Alana Wagg is Egg Helpers’ Donor Admissions and Support Specialist. It’s her job to welcome you to Egg Helpers and introduce you to egg donation. After you’ve submitted your application, Alana will reach out to you and explain the entire donation process step by step, as well as answer any questions you may have. She will help you complete your profile, so Intended Parents can get a clear picture of who you are and go over the types of couples or individuals you may be donating to. Once your profile is complete, Alana will organize your initial testing, which includes bloodwork and internal ultrasounds. After you’ve successfully completed your testing, she will make sure your profile is visible on our website so Intended Parents can learn more about you and reach out to Egg Helpers if you are selected.
Aside from Alana’s administrative duties, her primary role is to provide educational and emotional support while egg donors are waiting to be matched: “During my time with Egg Helpers I’ve received all kinds of questions, and with each one I do my best to ensure our donors feel safe and supported in their decisions” she affirms. Some of the inquiries Alana has received in the past include the following:
What’s the difference between an anonymous and a known donation?

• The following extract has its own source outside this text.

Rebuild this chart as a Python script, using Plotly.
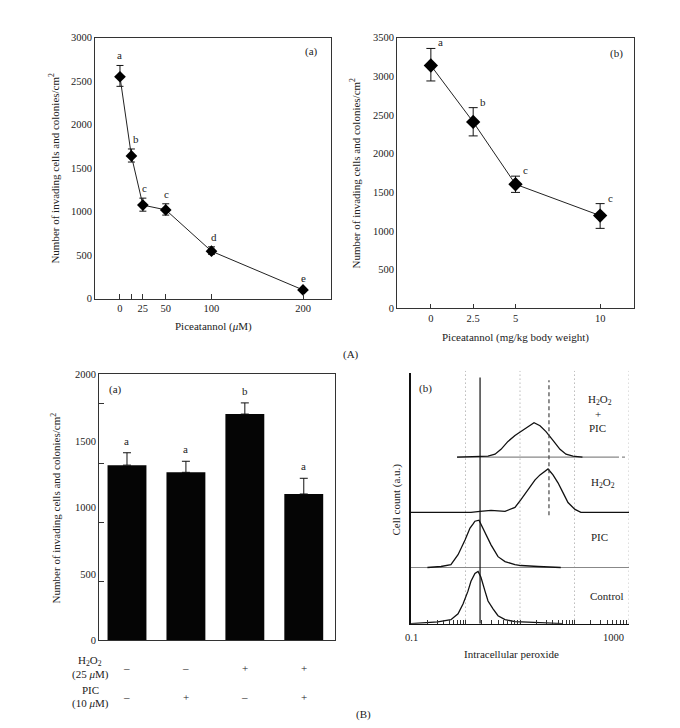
import plotly.graph_objects as go

W, H = 680, 728
FONT = "Liberation Serif"
TXT = "#222"

# ---------------- Panel A(a): dose response in vitro ----------------
conc_a = [0, 12.5, 25, 50, 100, 200]
inv_a = [2550, 1640, 1075, 1020, 545, 100]
hi_a = [2680, 1720, 1155, 1090, 595, 118]
lo_a = [2440, 1570, 1005, 960, 510, 85]
letters_a = ["a", "b", "c", "c", "d", "e"]
xtick_a = [0, 25, 50, 100, 200]
xtext_a = ["0", "25", "50", "100", "200"]
xtick_a_extra = [12.5]
ytick_a = [0, 500, 1000, 1500, 2000, 2500, 3000]

# ---------------- Panel A(b): dose response in vivo ----------------
dose_b = [0, 2.5, 5, 10]
inv_b = [3140, 2410, 1605, 1200]
hi_b = [3360, 2595, 1710, 1355]
lo_b = [2940, 2230, 1500, 1035]
letters_b = ["a", "b", "c", "c"]
xtick_b = [0, 2.5, 5, 10]
xtext_b = ["0", "2.5", "5", "10"]
ytick_b = [0, 500, 1000, 1500, 2000, 2500, 3000, 3500]

# ---------------- Panel B(a): bars ----------------
groups = [0, 1, 2, 3]
bar_vals = [1318, 1264, 1702, 1101]
bar_err = [93, 83, 84, 118]
letters_c = ["a", "a", "b", "a"]
h2o2_signs = ["–", "–", "+", "+"]
pic_signs = ["–", "+", "–", "+"]
ytick_c = [0, 500, 1000, 1500, 2000]
ymark_c = [444, 889, 1333, 1778]

# ---------------- Panel B(b): flow cytometry histograms ----------------
ctrl_int = [0.1, 0.15, 0.22, 0.31, 0.54, 0.73, 0.90, 1.11, 1.26, 1.49, 1.70, 1.92, 2.28, 2.59, 3.20, 3.95, 5.31, 8.09, 14, 21.4, 35, 60]
ctrl_cnt = [0, 0.5, 1, 1.7, 4, 10, 20, 33, 43, 51, 53, 47, 33, 23, 15, 8, 4, 2, 1.5, 1, 0.5, 0]
pic_int = [0.2, 0.355, 0.54, 0.73, 0.98, 1.21, 1.37, 1.49, 1.77, 2.09, 2.38, 2.94, 3.95, 5.31, 8.09, 10.4, 21.4, 56]
pic_cnt = [0, 1, 3, 13, 28, 40, 44, 47, 48, 40, 34, 23, 11, 6, 3, 2, 1, 0]
h2o2_int = [0.1, 1.26, 1.85, 2.94, 5.31, 8.09, 10.4, 14.0, 18.9, 23.3, 28.8, 32.7, 40.3, 49.8, 61.5, 76.0, 102, 131, 1000]
h2o2_cnt = [0, 0, 1, 2, 1, 5, 13, 23, 33, 38, 42, 44, 38, 30, 20, 10, 3, 0, 0]
hp_int = [0.7, 2.59, 3.48, 4.48, 6.02, 8.09, 10.4, 14.0, 18.1, 23.3, 30.0, 40.3, 54.2, 69.8, 93.8, 140]
hp_cnt = [0, 1, 3, 8, 16, 22, 26, 31, 35, 32, 26, 17, 8, 3, 1, 0]
stack_offset = {"Control": 0, "PIC": 57, "H2O2": 113, "H2O2+PIC": 169}
ctrl_mean = 1.85
h2o2_mean = 34
grid_int = [1, 10, 100, 1000]
flow_ticks = [k * d for d in [0.1, 1, 10, 100] for k in range(1, 10)] + [1000]
flow_labels = {0.1: "0.1", 1000: "1000"}


def px(x):
    return x / W


def py(y):
    return 1 - y / H


fig = go.Figure()
ebar = dict(type="data", symmetric=False, color="#111", thickness=1)

# A(a)
fig.add_trace(go.Scatter(
    x=conc_a, y=inv_a, mode="lines+markers", xaxis="x", yaxis="y",
    line=dict(color="#222", width=1),
    marker=dict(symbol="diamond", size=9, color="#000"),
    error_y=dict(ebar, array=[h - v for h, v in zip(hi_a, inv_a)],
                 arrayminus=[v - l for v, l in zip(inv_a, lo_a)], width=3.5),
    showlegend=False))
fig.add_trace(go.Scatter(x=[None], y=[None], xaxis="x5", yaxis="y", showlegend=False))

# A(b)
fig.add_trace(go.Scatter(
    x=dose_b, y=inv_b, mode="lines+markers", xaxis="x2", yaxis="y2",
    line=dict(color="#222", width=1),
    marker=dict(symbol="diamond", size=11, color="#000"),
    error_y=dict(ebar, array=[h - v for h, v in zip(hi_b, inv_b)],
                 arrayminus=[v - l for v, l in zip(inv_b, lo_b)], width=4.5),
    showlegend=False))

# B(a)
fig.add_trace(go.Bar(
    x=groups, y=bar_vals, xaxis="x3", yaxis="y3", width=0.66,
    marker=dict(color="#050505", line=dict(width=0)),
    error_y=dict(type="data", symmetric=False, array=bar_err,
                 arrayminus=[0] * len(bar_err), color="#111", thickness=1, width=4),
    showlegend=False))
fig.add_trace(go.Scatter(x=[None], y=[None], xaxis="x3", yaxis="y5", showlegend=False))

# B(b) baselines
fig.add_trace(go.Scatter(x=[0.1, 1000], y=[stack_offset["PIC"]] * 2, mode="lines",
                         xaxis="x4", yaxis="y4", line=dict(color="#888", width=1.2), showlegend=False))
fig.add_trace(go.Scatter(x=[hp_int[0], 577], y=[stack_offset["H2O2+PIC"]] * 2, mode="lines",
                         xaxis="x4", yaxis="y4", line=dict(color="#888", width=1.2), showlegend=False))
fig.add_trace(go.Scatter(x=[577, 850], y=[stack_offset["H2O2+PIC"]] * 2, mode="lines",
                         xaxis="x4", yaxis="y4", line=dict(color="#888", width=1.2, dash="dot"), showlegend=False))

# B(b) histograms
for xs, ys, key in [(ctrl_int, ctrl_cnt, "Control"), (pic_int, pic_cnt, "PIC"),
                    (h2o2_int, h2o2_cnt, "H2O2"), (hp_int, hp_cnt, "H2O2+PIC")]:
    off = stack_offset[key]
    fig.add_trace(go.Scatter(x=xs, y=[off + v for v in ys], mode="lines", xaxis="x4", yaxis="y4",
                             line=dict(color="#111", width=1.3), showlegend=False))

# reference lines
fig.add_trace(go.Scatter(x=[ctrl_mean, ctrl_mean], y=[0, 250], mode="lines", xaxis="x4", yaxis="y4",
                         line=dict(color="#111", width=1.2), showlegend=False))
fig.add_trace(go.Scatter(x=[h2o2_mean, h2o2_mean], y=[110, 247], mode="lines", xaxis="x4", yaxis="y4",
                         line=dict(color="#444", width=1.2, dash="4px,3px"), showlegend=False))

shapes = []
for g in grid_int:
    shapes.append(dict(type="line", xref="x4", yref="y4 domain", x0=g, x1=g, y0=0, y1=1.01,
                       line=dict(color="#999", width=1, dash="1px,3px"), layer="below"))

tickfont = dict(family=FONT, size=10.5, color=TXT)
axline = dict(showline=True, linecolor="#333", linewidth=1, zeroline=False, showgrid=False)

layout = dict(
    width=W, height=H, margin=dict(l=0, r=0, t=0, b=0),
    paper_bgcolor="white", plot_bgcolor="white",
    font=dict(family=FONT, size=11, color=TXT),
    xaxis=dict(axline, domain=[px(87), px(323)], range=[-27.3, 230.6], mirror=True,
               tickmode="array", tickvals=xtick_a, ticktext=xtext_a, ticks="inside",
               ticklen=5, tickcolor="#333", tickfont=tickfont, anchor="y"),
    xaxis5=dict(domain=[px(87), px(323)], range=[-27.3, 230.6], overlaying="x", anchor="y",
                tickmode="array", tickvals=xtick_a_extra, ticks="inside", ticklen=5,
                tickcolor="#333", showticklabels=False, showgrid=False, zeroline=False,
                showline=False),
    yaxis=dict(axline, domain=[py(290), py(25)], range=[0, 3000], mirror=True,
               tickmode="array", tickvals=ytick_a, ticks="", tickfont=tickfont, anchor="x"),
    xaxis2=dict(axline, domain=[px(389), px(626)], range=[-2, 12], mirror=True,
                tickmode="array", tickvals=xtick_b, ticktext=xtext_b, ticks="inside",
                ticklen=4, tickcolor="#333", tickfont=tickfont, anchor="y2"),
    yaxis2=dict(axline, domain=[py(300), py(25)], range=[0, 3500], mirror=True,
                tickmode="array", tickvals=ytick_b, ticks="", tickfont=tickfont, anchor="x2"),
    xaxis3=dict(axline, domain=[px(91), px(327)], range=[-0.475, 3.53], mirror=True,
                showticklabels=False, ticks="", anchor="y3"),
    yaxis3=dict(axline, domain=[py(637), py(367)], range=[0, 2000], mirror=True,
                tickmode="array", tickvals=ytick_c, ticks="", tickfont=tickfont, anchor="x3"),
    yaxis5=dict(domain=[py(637), py(367)], range=[0, 2000], overlaying="y3", anchor="x3",
                tickmode="array", tickvals=ymark_c, ticks="inside", ticklen=5, tickcolor="#333",
                showticklabels=False, showgrid=False, zeroline=False, showline=False),
    xaxis4=dict(type="log", domain=[px(403), px(621)], range=[-1, 3], showline=True,
                linecolor="#111", linewidth=1.2, zeroline=False, showgrid=False,
                tickmode="array", tickvals=flow_ticks, showticklabels=False,
                ticks="inside", ticklen=4, tickcolor="#333", anchor="y4"),
    yaxis4=dict(domain=[py(620), py(366)], range=[0, 254], showline=True, linecolor="#111",
                linewidth=1.5, zeroline=False, showgrid=False, showticklabels=False,
                ticks="", anchor="x4"),
    shapes=shapes,
)

ann = []


def A(text, x, y, size=11, angle=0, xanchor="center", yanchor="middle", **kw):
    d = dict(text=text, x=x, y=y, xref=kw.pop("xref", "paper"), yref=kw.pop("yref", "paper"),
             showarrow=False, font=dict(family=FONT, size=size, color=TXT), textangle=angle,
             xanchor=xanchor, yanchor=yanchor)
    d.update(kw)
    ann.append(d)


ytitle = "Number of invading cells and colonies/cm<sup>2</sup>"
# A(a)
A(ytitle, px(46), py(158), size=11, angle=-90)
A("Piceatannol (<i>μ</i>M)", px(205), py(318), size=11)
A("(a)", px(303), py(39), size=11)
shift_a = [0, 5, 2, 1, 3, 0]
for xv, hv, lt, s in zip(conc_a, hi_a, letters_a, shift_a):
    A(lt, xv, hv, size=11, xref="x", yref="y", yanchor="bottom", yshift=2, xshift=s)
# A(b)
A(ytitle, px(347), py(163), size=11, angle=-90)
A("Piceatannol (mg/kg body weight)", px(507), py(329), size=11)
A("(b)", px(608), py(41), size=11)
for xv, hv, lt in zip(dose_b, hi_b, letters_b):
    A(lt, xv, hv, size=11, xref="x2", yref="y2", yanchor="bottom", yshift=-2, xshift=10)
A("(A)", px(343), py(347), size=11)

# B(a)
A(ytitle, px(48), py(503), size=11, angle=-90)
A("(a)", px(107), py(382), size=11)
for xv, v, e, lt in zip(groups, bar_vals, bar_err, letters_c):
    A(lt, xv, v + e, size=11, xref="x3", yref="y3", yanchor="bottom", yshift=4)
A("H<sub>2</sub>O<sub>2</sub>", px(82), py(658), size=11)
A("(25 <i>μ</i>M)", px(82), py(672), size=11)
A("PIC", px(82), py(687), size=11)
A("(10 <i>μ</i>M)", px(82), py(701), size=11)
for xv, s1, s2 in zip(groups, h2o2_signs, pic_signs):
    A(s1, xv, py(665), size=11, xref="x3")
    A(s2, xv, py(694), size=11, xref="x3")
A("(B)", px(355), py(712), size=11)

# B(b)
A("(b)", px(417), py(381), size=11)
A("Cell count (a.u.)", px(389), py(494), size=11, angle=-90)
A("Intracellular peroxide", px(503), py(651), size=11)
A(flow_labels[0.1], -1, py(634), size=10.5, xref="x4")
A(flow_labels[1000], 3, py(634), size=10.5, xref="x4", xshift=-16)
A("H<sub>2</sub>O<sub>2</sub>", px(592), py(393), size=11)
A("+", px(590), py(407), size=11)
A("PIC", px(589), py(421), size=11)
A("H<sub>2</sub>O<sub>2</sub>", px(595), py(477), size=11)
A("PIC", px(591), py(532), size=11)
A("Control", px(599), py(592), size=11)

layout["annotations"] = ann
fig.update_layout(**layout)
fig.write_html("out.html")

For anonymous donations, there is no contact between the donor and the Intended Parents: “We can tell the donor what kind of couple they are donating to, such as if they are same sex, heterosexual, or a single person. We can also tell them if they’re domestic to Canada or if they’re international. Finally, we can let them know if their donation results in a positive pregnancy. Of course, this is only if the donor wants to know, as we’ve had donors who want absolutely no information at all” Alana explains.
For known donations, once the donor is medically cleared by the clinic a legal contract is drawn up. Both the donor and the Intended Parents have their own lawyers, and both parties outline what they are and aren’t comfortable with in terms of contact. Once that’s decided upon, both parties sign the contracts, and the legal clearances are sent to the clinic. The donors are often introduced to the IPs through email, and from that point on they are free to communicate in whichever way they see fit.
“The majority of donations are anonymous,” says Alana. “It’s often the case that someone will start with a known donation and then switch to an anonymous donation the second time around because they’ve really built a strong relationship with their first Intended Parents and don’t want to discredit their original relationship”.
How much contact will there be in a known donation?
Alana has seen donors engaging in various levels of contact with their Intended Parents. Some Intended Parents only engage in email correspondence, while others may want to get to know you in person and offer support by attending your egg retrieval. “I’ve even seen an egg donor who has flown all the way to France to meet her Intended Parents, and another who goes on family trips with the couple that she donated her eggs to” Alana says. Each case is unique, and the amount of contact in a known donation really comes down to what you and your Intended Parents decide is right.
How does reimbursement work?
“Reimbursement is also often a large stumbling block for our donors, as many start the process believing they will receive payment for their donation. However, Canada follows as altruistic model of reimbursement only, as it’s illegal to give or receive payment for egg donation,” Alana asserts. Donors are reimbursed up to $5000 for any expenses they may incur throughout their donation journey. Donors can claim for lost wages, child care, transportation and parking, acupuncture and massage, vitamins, feminine hygiene products, personal fitness classes, and holistic medicine. “As long as a donor’s request is reasonable, Egg Helpers will reimburse them along the way” she explains.
Additionally, if a donor needs to fly across the country for their retrieval and stay in a hotel, the Intended Parents will cover these expenses. Intended Parents put this money into a trust account upon registering with Egg Helpers, and any money the donor doesn’t claim goes back to the Intended Parents: “Although it’s rare, there have been donors who haven’t claimed anything because they believe this transaction should be a true donation” she says.
But what if…?
“Throughout my time at Egg Helpers, I’ve heard a lot of misconceptions and fears about the egg donation process,” Alana says. “I’ve heard concern about being rendered infertile afterwards, which is simply not the case. I’ve heard donors worry about having to undergo months of medication, when the medical treatment is only for ten to twelve days. I’ve heard from donors who are scared about the retrieval process being painful, and while it is for some, it’s generally a painless process as the donor is under sedation. I understand how this is a completely new experience for many of the young women I speak to, and I try my best to establish open and empathetic communication with every single one of our donors”.
What should I look for in an Egg Donor Agency?
When deciding who to work with, Alana recommends tuning into your instincts upon interacting with an agency: “You should feel as though you’re being treated like a person, and not like a number or a medical specimen. Communication between the donor and the clinic is very important. Egg Helpers has prioritized building close relationships with the clinics we use, and we make sure to advocate for our donors,” she asserts. “You should feel valued for your contribution, and there should be open communication and transparency throughout the process. Egg Helpers strives to make this a personal experience, and as an agency, it’s our goal to get to know each and every one of our donors on an individual level”.